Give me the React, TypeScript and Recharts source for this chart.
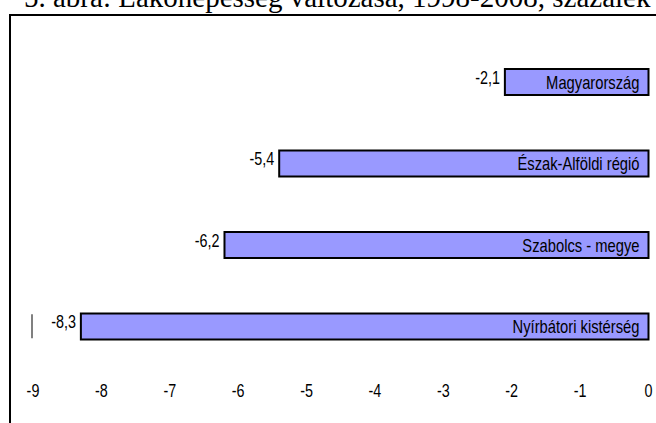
import React from 'react';
import { ComposedChart, Bar, XAxis, YAxis, LabelList, Scatter } from 'recharts';

const categories = ['Magyarország', 'Észak-Alföldi régió', 'Szabolcs - megye', 'Nyírbátori kistérség'];
const values = [-2.1, -5.4, -6.2, -8.3];
const xTicks = [-9, -8, -7, -6, -5, -4, -3, -2, -1, 0];
const markerCategory = 'Nyírbátori kistérség';
const markerValue = -9;
const title = '5. ábra: Lakónépesség változása, 1998-2008, százalék';

const data = categories.map((name, i) => ({ name, value: values[i] }));
const markerData = [{ name: markerCategory, value: markerValue }];

const FONT = '"Liberation Sans", Arial, sans-serif';
const SX = 0.82;

const fmt = (v: number) => String(v).replace('.', ',');

const Tick = (props: any) => {
  const { x, y, payload } = props;
  return (
    <text
      transform={`translate(${x},${y + 30}) scale(${SX},1)`}
      textAnchor="middle"
      fontFamily={FONT}
      fontSize={17.5}
      fill="#000"
    >
      {String(payload.value)}
    </text>
  );
};

const ValueLabel = (props: any) => {
  const { x, y, width, height, value } = props;
  const left = Math.min(x, x + width);
  const cy = y + height / 2;
  return (
    <text
      transform={`translate(${left - 5},${cy + 1.5}) scale(${SX},1)`}
      textAnchor="end"
      fontFamily={FONT}
      fontSize={17.5}
      fill="#000"
    >
      {fmt(value)}
    </text>
  );
};

const NameLabel = (props: any) => {
  const { x, y, width, height, value } = props;
  const right = Math.max(x, x + width);
  const cy = y + height / 2;
  return (
    <text
      transform={`translate(${right - 9},${cy + 6.5}) scale(${SX},1)`}
      textAnchor="end"
      fontFamily={FONT}
      fontSize={18}
      fill="#000"
    >
      {value}
    </text>
  );
};

const MarkerShape = (props: any) => {
  const { cx, cy } = props;
  if (cx == null || cy == null || isNaN(cx) || isNaN(cy)) return null;
  return <line x1={cx - 1} x2={cx - 1} y1={cy - 12} y2={cy + 12} stroke="#808080" strokeWidth={2} />;
};

export default function App() {
  return (
    <div style={{ position: 'absolute', left: 0, top: 0, width: 656, height: 423, overflow: 'hidden', background: '#fff' }}>
      <ComposedChart
        width={656}
        height={423}
        data={data}
        layout="vertical"
        margin={{ top: 41, right: 7.5, bottom: 26, left: 33 }}
        barSize={26}
      >
        <XAxis
          type="number"
          dataKey="value"
          domain={[-9, 0]}
          ticks={xTicks}
          interval={0}
          axisLine={false}
          tickLine={false}
          tickSize={0}
          tickMargin={0}
          height={30}
          tick={<Tick />}
        />
        <YAxis type="category" dataKey="name" hide width={0} allowDuplicatedCategory={false} />
        <Bar dataKey="value" fill="#9999FF" stroke="#000" strokeWidth={2} isAnimationActive={false}>
          <LabelList dataKey="value" content={<ValueLabel />} />
          <LabelList dataKey="name" content={<NameLabel />} />
        </Bar>
        <Scatter data={markerData} dataKey="value" shape={<MarkerShape />} isAnimationActive={false} />
      </ComposedChart>
      <svg width={656} height={423} style={{ position: 'absolute', left: 0, top: 0, pointerEvents: 'none' }}>
        <text x={24} y={7} fontFamily='"Liberation Serif", "Times New Roman", serif' fontSize={29} fill="#000">
          {title}
        </text>
        <polyline points="10,423 10,15 656,15" fill="none" stroke="#000" strokeWidth={2} />
      </svg>
    </div>
  );
}
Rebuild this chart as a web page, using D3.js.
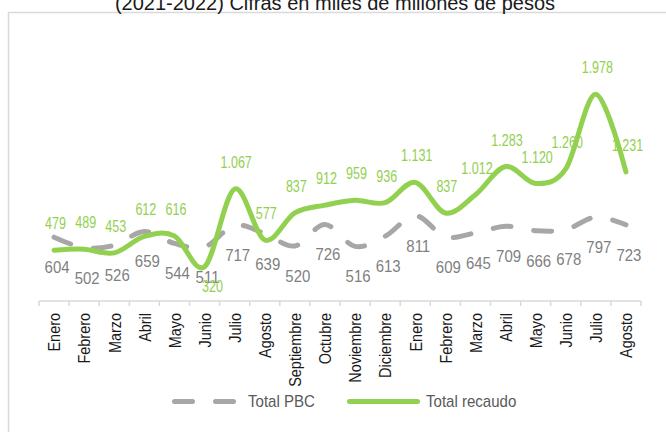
<!DOCTYPE html>
<html>
<head>
<meta charset="utf-8">
<script src="https://cdn.jsdelivr.net/npm/d3@7"></script>
<style>
html,body{margin:0;padding:0;background:#fff;}
svg{display:block;}
</style>
</head>
<body>
<svg id="chart" width="666" height="432"></svg>
<script>
const months = ["Enero","Febrero","Marzo","Abril","Mayo","Junio","Julio","Agosto","Septiembre","Octubre","Noviembre","Diciembre","Enero","Febrero","Marzo","Abril","Mayo","Junio","Julio","Agosto"];
const totalPBC = [604,502,526,659,544,511,717,639,520,726,516,613,811,609,645,709,666,678,797,723];
const totalRecaudo = [479,489,453,612,616,320,1067,577,837,912,959,936,1131,837,1012,1283,1120,1260,1978,1231];
const seriesNames = ["Total PBC","Total recaudo"];
const titleText = "(2021-2022) Cifras en miles de millones de pesos";

const svg = d3.select("#chart");
const green = "#92d050", grayLine = "#a8a6a6", grayLabel = "#7f7f7f";
const FONT = "Liberation Sans, Arial, sans-serif";
const idx = months.map((d,i)=>i);

const locale = d3.formatLocale({decimal:",", thousands:".", grouping:[3], currency:["$",""]});
const fmt = locale.format(",d");

const x = d3.scaleBand().domain(idx).range([39, 641]).padding(0);
const cx = i => x(i) + x.bandwidth()/2;
const y = d3.scaleLinear().domain([0, 2500]).range([300, 40]);

// frame
svg.append("rect").attr("x",8.5).attr("y",12.5).attr("width",700).attr("height",500)
  .attr("fill","none").attr("stroke","#d9d9d9").attr("stroke-width",1.5);

// title
svg.append("text").attr("x",335).attr("y",9.5).attr("text-anchor","middle")
  .attr("font-family",FONT).attr("font-size",20)
  .attr("fill","#1a1a1a").text(titleText);

// axis
const axis = d3.axisBottom(x).tickSize(0).tickFormat(i=>months[i]);
const gAxis = svg.append("g").attr("transform","translate(0,301)").call(axis);
gAxis.select(".domain").remove();
gAxis.selectAll(".tick line").remove();
gAxis.append("line").attr("x1",39).attr("x2",641).attr("y1",0).attr("y2",0)
  .attr("stroke","#d9d9d9").attr("stroke-width",1.5);
const bounds = d3.range(months.length+1).map(i => i<months.length ? x(i) : x(months.length-1)+x.bandwidth());
gAxis.selectAll(".bt").data(bounds).join("line").attr("class","bt")
  .attr("x1",d=>d).attr("x2",d=>d).attr("y1",0).attr("y2",5)
  .attr("stroke","#d9d9d9").attr("stroke-width",1.5);
gAxis.selectAll(".tick text")
  .attr("font-family",FONT).attr("font-size",17.4)
  .attr("fill","#1a1a1a")
  .attr("text-anchor","end")
  .attr("transform","translate(0,12) rotate(-90) scale(0.83,1)")
  .attr("x",0).attr("y",0).attr("dy","0.36em").attr("dx",0);

// labels (drawn below lines)
const gLab = svg.append("g");
gLab.selectAll(".lg").data(totalPBC).join("text").attr("class","lg")
  .attr("transform",(d,i)=>`translate(${cx(i)+3},${y(d)+36}) scale(0.92,1)`)
  .attr("text-anchor","middle")
  .attr("font-family",FONT)
  .attr("font-size",16.3).attr("fill",grayLabel).text(d=>fmt(d));
gLab.selectAll(".lr").data(totalRecaudo).join("text").attr("class","lr")
  .attr("transform",(d,i)=>`translate(${cx(i)+(i===5?8:1.5)},${i===5 ? y(d)+25 : y(d)-21}) scale(0.77,1)`)
  .attr("text-anchor","middle")
  .attr("font-family",FONT)
  .attr("font-size",16.3).attr("fill",green).text(d=>fmt(d));

// lines
const line = d3.line().x((d,i)=>cx(i)).y(d=>y(d)).curve(d3.curveCardinal.tension(0));
svg.append("path").attr("d",line(totalPBC)).attr("fill","none")
  .attr("stroke",grayLine).attr("stroke-width",5).attr("stroke-linecap","round")
  .attr("stroke-dasharray","18,23");
svg.append("path").attr("d",line(totalRecaudo)).attr("fill","none")
  .attr("stroke",green).attr("stroke-width",5).attr("stroke-linecap","round")
  .attr("stroke-linejoin","round");

// legend
const gLeg = svg.append("g");
gLeg.append("line").attr("x1",174.5).attr("x2",234.5).attr("y1",401.5).attr("y2",401.5)
  .attr("stroke",grayLine).attr("stroke-width",5).attr("stroke-linecap","round").attr("stroke-dasharray","18,23");
gLeg.append("text").attr("transform","translate(248,401.5) scale(0.93,1)").attr("dy","0.36em")
  .attr("font-family",FONT).attr("font-size",16.2)
  .attr("fill","#595959").text(seriesNames[0]);
gLeg.append("line").attr("x1",349.5).attr("x2",417.5).attr("y1",401.5).attr("y2",401.5)
  .attr("stroke",green).attr("stroke-width",5).attr("stroke-linecap","round");
gLeg.append("text").attr("transform","translate(426,401.5) scale(0.93,1)").attr("dy","0.36em")
  .attr("font-family",FONT).attr("font-size",16.2)
  .attr("fill","#595959").text(seriesNames[1]);
</script>
</body>
</html>
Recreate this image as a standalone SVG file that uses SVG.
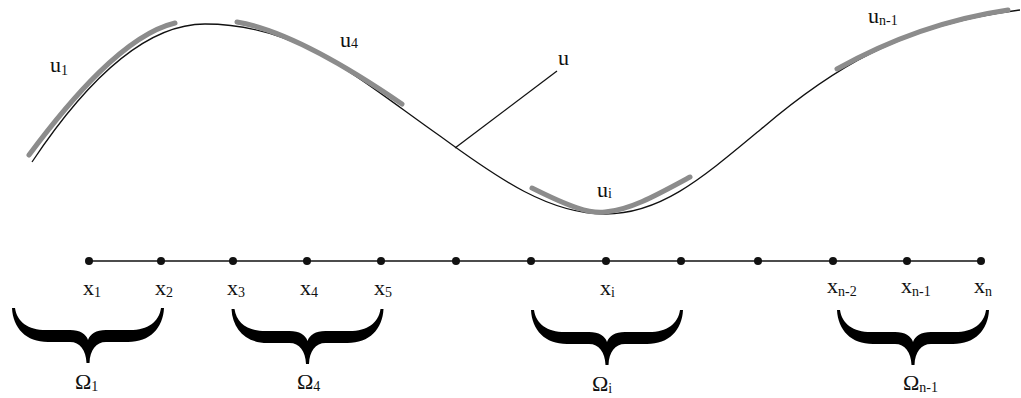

────────

Do this:
Restate word for word only the lines from where the entries begin through the one with "const title = '5."; omit the pictures.

Exercise answer:
Give me the React, TypeScript and Recharts source for this chart.
import React from 'react';
import { ComposedChart, Bar, XAxis, YAxis, LabelList, Scatter } from 'recharts';

const categories = ['Magyarország', 'Észak-Alföldi régió', 'Szabolcs - megye', 'Nyírbátori kistérség'];
const values = [-2.1, -5.4, -6.2, -8.3];
const xTicks = [-9, -8, -7, -6, -5, -4, -3, -2, -1, 0];
const markerCategory = 'Nyírbátori kistérség';
const markerValue = -9;
const title = '5. ábra: Lakónépesség változása, 1998-2008, százalék';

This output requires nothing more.